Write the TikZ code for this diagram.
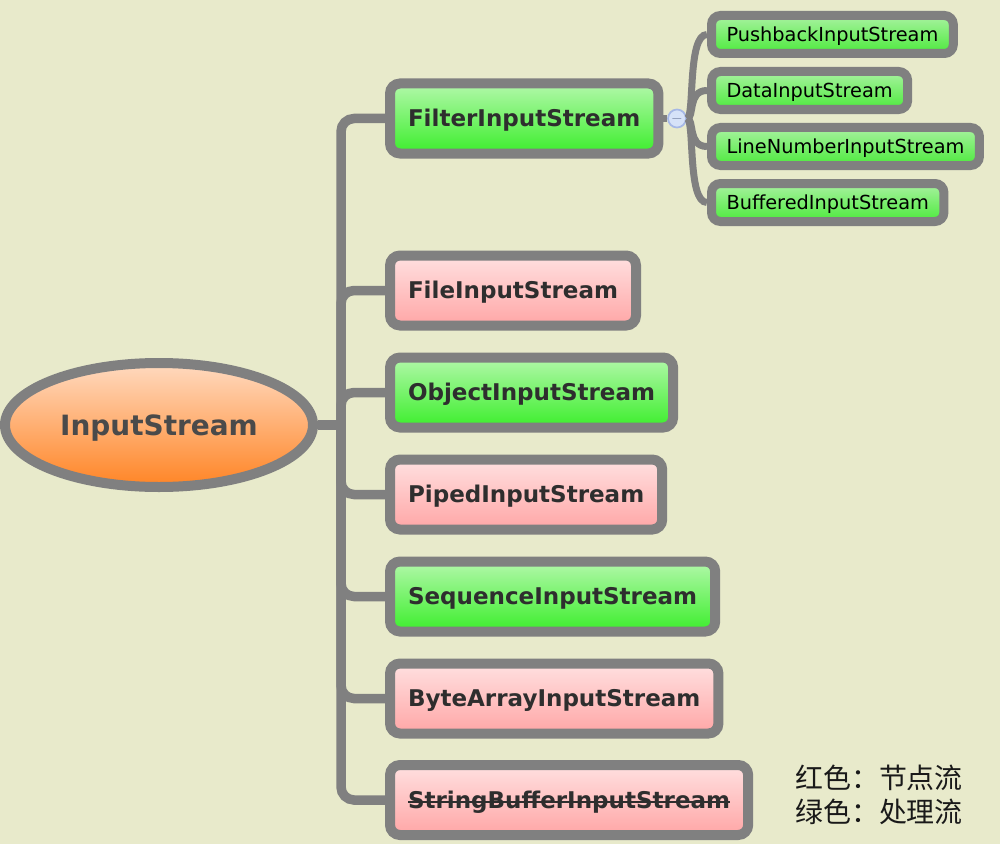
\documentclass[tikz,border=0pt]{standalone}
\usepackage{fontspec}
\setmainfont{DejaVu Sans}
\newfontfamily\cjk{Noto Sans CJK SC}
\usetikzlibrary{shapes.geometric}

\definecolor{bgcol}{HTML}{E8EACB}
\definecolor{linegray}{HTML}{808080}
\definecolor{rootTop}{HTML}{FFDAC0}
\definecolor{rootBot}{HTML}{FF8424}
\definecolor{rootText}{HTML}{4A4A4A}
\definecolor{pinkTop}{HTML}{FFE0E0}
\definecolor{pinkBot}{HTML}{FFA6A6}
\definecolor{greenTop}{HTML}{B2F8AA}
\definecolor{greenBot}{HTML}{3CEE2C}
\definecolor{subTop}{HTML}{A8F2A0}
\definecolor{subBot}{HTML}{4CEA3C}
\definecolor{boxText}{HTML}{2E2E2E}
\definecolor{foldFill}{HTML}{D6E2F8}
\definecolor{foldLine}{HTML}{A6B8E6}

% struck-out text
\newcommand{\strikeout}[1]{{\setbox0\hbox{#1}\rlap{\rule[0.4ex]{\wd0}{1.3pt}}\box0}}

\begin{document}
\begin{tikzpicture}[x=0.2mm,y=-0.2mm,
    root/.style={ellipse, draw=linegray, line width=2mm, top color=rootTop, bottom color=rootBot,
        minimum width=61.6mm, minimum height=24.8mm, inner sep=0pt, text=rootText,
        text height=11.6pt, text depth=0pt, font=\bfseries\fontsize{15.9}{18}\selectfont},
    streambox/.style={rectangle, rounded corners=2mm, draw=linegray, line width=2mm,
        minimum height=14mm, inner xsep=3.6mm, anchor=west, text=boxText,
        text height=9.55pt, text depth=0pt, font=\bfseries\fontsize{13.1}{15}\selectfont},
    pinkbox/.style={streambox, top color=pinkTop, bottom color=pinkBot},
    greenbox/.style={streambox, top color=greenTop, bottom color=greenBot},
    subbox/.style={rectangle, rounded corners=1.8mm, draw=linegray, line width=1.8mm,
        minimum height=7.6mm, inner xsep=3mm, anchor=west, top color=subTop, bottom color=subBot,
        text=black, text height=8pt, text depth=0pt, font=\fontsize{11}{13}\selectfont},
    branch/.style={draw=linegray, line width=1.9mm, rounded corners=2.6mm},
    twig/.style={draw=linegray, line width=1.4mm},
    fold/.style={circle, draw=foldLine, line width=0.35mm, fill=foldFill, minimum size=3.6mm,
        inner sep=0pt, text=foldLine!70!black, font=\fontsize{8}{8}\selectfont}
]
    \useasboundingbox (0,0) rectangle (1000,844);
    \fill[bgcol] (0,0) rectangle (1000,844);
    % Root
    \node[root] (root) at (159,425) {InputStream};
    % Main branches
    \node[greenbox] (filter) at (385,118.5) {FilterInputStream};
    \node[pinkbox]  (file)   at (385,290.5) {FileInputStream};
    \node[greenbox] (object) at (385,392.5) {ObjectInputStream};
    \node[pinkbox]  (piped)  at (385,494.5) {PipedInputStream};
    \node[greenbox] (seq)    at (385,596.5) {SequenceInputStream};
    \node[pinkbox]  (bytes)  at (385,698.5) {ByteArrayInputStream};
    \node[pinkbox]  (strbuf) at (385,800) {\strikeout{StringBufferInputStream}};
    % Filter children
    \node[fold] (fold) at (677,118.5) {$-$};
    \node[subbox] (push)   at (707,34.5)  {PushbackInputStream};
    \node[subbox] (data)   at (707,90.5)  {DataInputStream};
    \node[subbox] (lineno) at (707,146.5) {LineNumberInputStream};
    \node[subbox] (buffer) at (707,202.5) {BufferedInputStream};
    % Connectors
    \coordinate (hub) at (341,425);
    \draw[branch] (root.east) -- (hub);
    \foreach \kid in {filter,file,object,piped,seq,bytes,strbuf}
        \draw[branch] (hub) |- (\kid.west);
    \draw[twig] (filter.east) -- (fold.west);
    \foreach \kid in {push,data,lineno,buffer}
        \draw[twig] (fold.east) .. controls +(8,0) and +(-20,0) .. (\kid.west);
    % Legend
    \node[anchor=west, align=left, font=\cjk\fontsize{15.9}{19.4}\selectfont, text=black!90]
        (legend) at (789,795) {红色：节点流\\绿色：处理流};
\end{tikzpicture}
\end{document}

--

Stated exercise: Restate the full listing verbatim and drop every picture.

The output:
Write the TikZ code for this diagram.
\documentclass[tikz,border=0pt]{standalone}
\usepackage{fontspec}
\setmainfont{DejaVu Sans}
\newfontfamily\cjk{Noto Sans CJK SC}
\usetikzlibrary{shapes.geometric}

\definecolor{bgcol}{HTML}{E8EACB}
\definecolor{linegray}{HTML}{808080}
\definecolor{rootTop}{HTML}{FFDAC0}
\definecolor{rootBot}{HTML}{FF8424}
\definecolor{rootText}{HTML}{4A4A4A}
\definecolor{pinkTop}{HTML}{FFE0E0}
\definecolor{pinkBot}{HTML}{FFA6A6}
\definecolor{greenTop}{HTML}{B2F8AA}
\definecolor{greenBot}{HTML}{3CEE2C}
\definecolor{subTop}{HTML}{A8F2A0}
\definecolor{subBot}{HTML}{4CEA3C}
\definecolor{boxText}{HTML}{2E2E2E}
\definecolor{foldFill}{HTML}{D6E2F8}
\definecolor{foldLine}{HTML}{A6B8E6}

% struck-out text
\newcommand{\strikeout}[1]{{\setbox0\hbox{#1}\rlap{\rule[0.4ex]{\wd0}{1.3pt}}\box0}}

\begin{document}
\begin{tikzpicture}[x=0.2mm,y=-0.2mm,
    root/.style={ellipse, draw=linegray, line width=2mm, top color=rootTop, bottom color=rootBot,
        minimum width=61.6mm, minimum height=24.8mm, inner sep=0pt, text=rootText,
        text height=11.6pt, text depth=0pt, font=\bfseries\fontsize{15.9}{18}\selectfont},
    streambox/.style={rectangle, rounded corners=2mm, draw=linegray, line width=2mm,
        minimum height=14mm, inner xsep=3.6mm, anchor=west, text=boxText,
        text height=9.55pt, text depth=0pt, font=\bfseries\fontsize{13.1}{15}\selectfont},
    pinkbox/.style={streambox, top color=pinkTop, bottom color=pinkBot},
    greenbox/.style={streambox, top color=greenTop, bottom color=greenBot},
    subbox/.style={rectangle, rounded corners=1.8mm, draw=linegray, line width=1.8mm,
        minimum height=7.6mm, inner xsep=3mm, anchor=west, top color=subTop, bottom color=subBot,
        text=black, text height=8pt, text depth=0pt, font=\fontsize{11}{13}\selectfont},
    branch/.style={draw=linegray, line width=1.9mm, rounded corners=2.6mm},
    twig/.style={draw=linegray, line width=1.4mm},
    fold/.style={circle, draw=foldLine, line width=0.35mm, fill=foldFill, minimum size=3.6mm,
        inner sep=0pt, text=foldLine!70!black, font=\fontsize{8}{8}\selectfont}
]
    \useasboundingbox (0,0) rectangle (1000,844);
    \fill[bgcol] (0,0) rectangle (1000,844);
    % Root
    \node[root] (root) at (159,425) {InputStream};
    % Main branches
    \node[greenbox] (filter) at (385,118.5) {FilterInputStream};
    \node[pinkbox]  (file)   at (385,290.5) {FileInputStream};
    \node[greenbox] (object) at (385,392.5) {ObjectInputStream};
    \node[pinkbox]  (piped)  at (385,494.5) {PipedInputStream};
    \node[greenbox] (seq)    at (385,596.5) {SequenceInputStream};
    \node[pinkbox]  (bytes)  at (385,698.5) {ByteArrayInputStream};
    \node[pinkbox]  (strbuf) at (385,800) {\strikeout{StringBufferInputStream}};
    % Filter children
    \node[fold] (fold) at (677,118.5) {$-$};
    \node[subbox] (push)   at (707,34.5)  {PushbackInputStream};
    \node[subbox] (data)   at (707,90.5)  {DataInputStream};
    \node[subbox] (lineno) at (707,146.5) {LineNumberInputStream};
    \node[subbox] (buffer) at (707,202.5) {BufferedInputStream};
    % Connectors
    \coordinate (hub) at (341,425);
    \draw[branch] (root.east) -- (hub);
    \foreach \kid in {filter,file,object,piped,seq,bytes,strbuf}
        \draw[branch] (hub) |- (\kid.west);
    \draw[twig] (filter.east) -- (fold.west);
    \foreach \kid in {push,data,lineno,buffer}
        \draw[twig] (fold.east) .. controls +(8,0) and +(-20,0) .. (\kid.west);
    % Legend
    \node[anchor=west, align=left, font=\cjk\fontsize{15.9}{19.4}\selectfont, text=black!90]
        (legend) at (789,795) {红色：节点流\\绿色：处理流};
\end{tikzpicture}
\end{document}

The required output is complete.